Elle s’est laissée rejoindre par l’Amour à la Visitation de l’ange, elle s’est laissée aimer et l’amour de Dieu est un vrai feu. Elle n’a pas eu peur de l’amour, même si tous les repères sont bouleversés lorsqu’il entre dans le cœur. Pour beaucoup d’entre nous, il n’est pas facile de se laisser aimer gratuitement. Et la tendresse partagée avec Joseph et surtout avec son fils n’a peut-être pas toujours été facile à accueillir. Et Jésus n’a pas non plus toujours été tendre avec Marie, ni avec Joseph, car c’est un amour libre qui se creuse, loin de toute captation, possession. Nous, nous voulons posséder, chosifier l’amour… Il n’est pas facile de se donner, de penser autant à l’autre qu’à soi. Il n’est pas facile d’assumer le quotidien dans un corps parfois chancelant, souffrant. Il n’est pas facile de pardonner à l’autre le mal qu’il nous a fait. Tout cela Marie l’a traversé, en son quotidien le plus banal. Car qu’a-t-elle vécu que l’on ne puisse vivre du repas à préparer, de l’eau à aller chercher, jusqu’à l’absurde qui parfois traverse nos vies, jusqu’au mal que l’autre nous inflige et que l’on ne comprend pas, jusqu’à l’enfant innocent que la vie quitte parce qu’il a été trop battu. Hélas tout cela peut faire ou avoir fait partie de notre quotidien… Mais l’amour a été victorieux en Marie en tous ces combats. C’est la victoire de l’amour dans le cœur et le corps de Marie qui a surgi de l’intérieur de son être et a tout consumé. Les saints du Carmel nous le disent : il nous faut nous exercer à aimer, à ouvrir un espace en nous pour l’amour.
Il nous est plus facile de passer notre temps à faire que notre corps soit beau, à l’entretenir, à le sculpter et nous en oublions que notre propre beauté vient du dedans, de cet espace en nous fait pour la vie, la lumière, l’amour, la vérité. Cependant le plus difficile est peut-être de se faire petit, humble, de ne pas tourner autour de son nombril. Sur ce chemin de notre sanctification, l’essentiel appartient à Dieu, car il est vivant en nous. « le puissant fit pour moi des merveilles, saint est son nom ». Il faut lui laisser la place et faire taire notre amour propre. Cela est difficile !
La fête de l’Assomption est un appel pour nous à nous réveiller, un appel à laisser l’amour de Dieu entrer en notre cœur, nous sauver de nous-mêmes.

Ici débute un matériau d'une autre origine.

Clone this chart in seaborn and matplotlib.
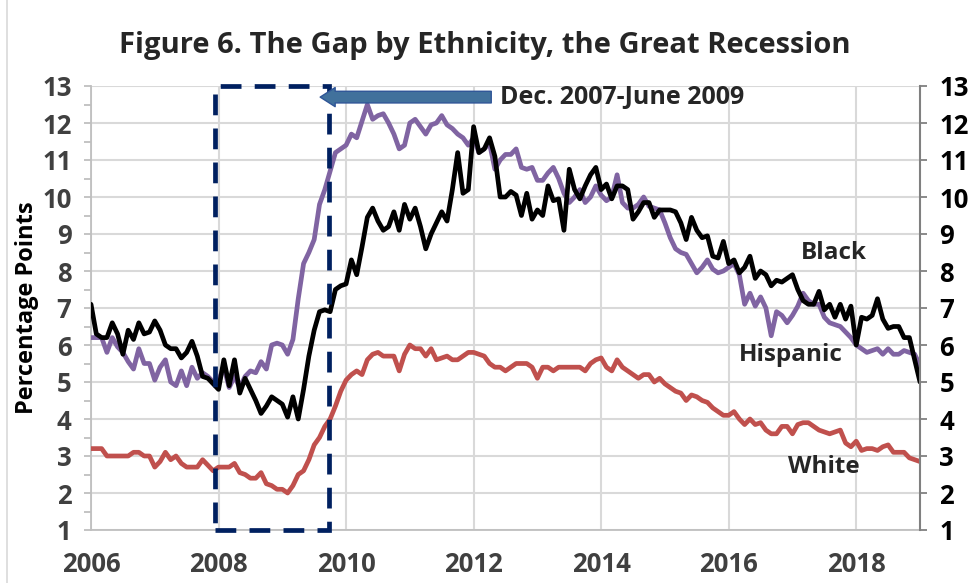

Notre vie n’est pas vaine, notre quotidien n’est pas vain s’il peut s’ouvrir à l’amour. Marie nous a précédés sur ce chemin, elle est là avec son corps qui nous attend, qui intercède pour nous. L’Assomption pointe du doigt notre destinée, nous trace un chemin dans le quotidien et les soucis afin de ne pas nous laisser submerger, anesthésiés.